Rake’s progress: 190 years since the birth of the great Russian writer

Not just another bearded face – a man of many passions, Fyodor Dostoevsky created characters torn by passions. The turbulences of his life are worth a novel.

­Born in Moscow in 1821, Dostoevsky intended a military career. He graduated as an Army Engineer, but soon left the service to take up a writer’s life. After a number of failed publishing ventures with his older brother Dostoevsky was forced to live for days on little more than bread and water.

While the rest of Europe was in political turmoil, the 28-year-old Dostoevsky was arrested for participating in liberal circles, which were seen as threatening Russia’s monarchy at the time. A death sentence was commuted, and Dostoevsky had to serve 4 years hard labour in a camp in Siberia.

It was after his return from prison that his writing prowess rose to new heights. Constantly broke, Dostoevsky complained of being underappreciated by his publishers. However, memoirs of his contemporaries suggest it could’ve been not so much their under appreciation, as Dostoevsky’s penchant for squandering his money on drink and gambling.

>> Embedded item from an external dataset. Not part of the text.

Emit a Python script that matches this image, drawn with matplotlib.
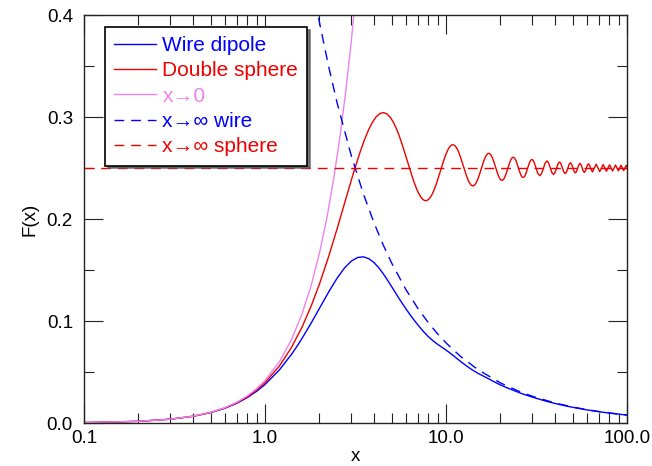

At one point, forced to feed not only his own family, but also that of his deceased brother, Fyodor Dostoevsky began drafting a piece on drinking, and its effects on a family. Inebriation turned into ideological intoxication, and thus was born the character of Rodion Raskolnikov, the man who killed an evil grandmother and pawnbroker to make a world a better place. 

Crime and Punishment illustrates, perhaps, better than any of his other work Dostoevsky’s own mental anguish and moral dilemmas – frequent side effects of a world-class gambler and an overall complex personality.

And then there were the ladies, of course. According to another Russian great writer, Turgenev, Dostoevsky could lose peace of mind after seeing just a glimpse of a woman’s ankle on the street. He met his first wife, Maria Isaeva, just after leaving the labour camp. The woman was married with a son, but soon became widowed, and quickly accepted Dostoevsky’s proposal of marriage.

The family moved to St. Petersburg, where the writer was a familiar face in many a brothel. He soon became enamoured with a liberal aspiring writer Appolinaria Suslova. A tumultuous romance ensued, resulting in Dostoevsky’s broken heart and Appolinaria becoming immortalized in a series of the most devastatingly self-destructive female characters, such as Nastasya Philippovna in the Idiot and Katerina Marmeladova in Crime and Punishment.

While the great writer chased his love all across Europe, his wife lay dying from consumption in St. Petersburg. The return of her prodigal husband did little to aid Maria’s health, and she died in 1864.
Finally, at the age of 45, the writer met and married a 20-year-old Anna Snitkina, his stenographer. She was described by many contemporaries as an angel and a saint, who managed to pacify Dostoevsky’s many insecurities and passions. 

But Maria Isaeva’s son, adopted by the writer, saw Anna as a rival for what little fortune Dostoevsky had, and made the young woman’s life unbearable. Thus the couple began a four-year-long journey through Europe, during which Dostoevsky fell back into his gambling ways, and lost nearly all his savings playing roulette. Anna, however, stood by her man. The couple returned to St. Petersburg, and could be said to have lived happily ever after – if living with a genius, who suffered from epilepsy, fits of rage, intermingled with bouts of depression, could be described as a happy lifestyle.

But despite all his numerous quirks – or maybe because of them – Fyodor Dostoevsky’s genius continues to fascinate readers – and psychologists – more than a century after his death.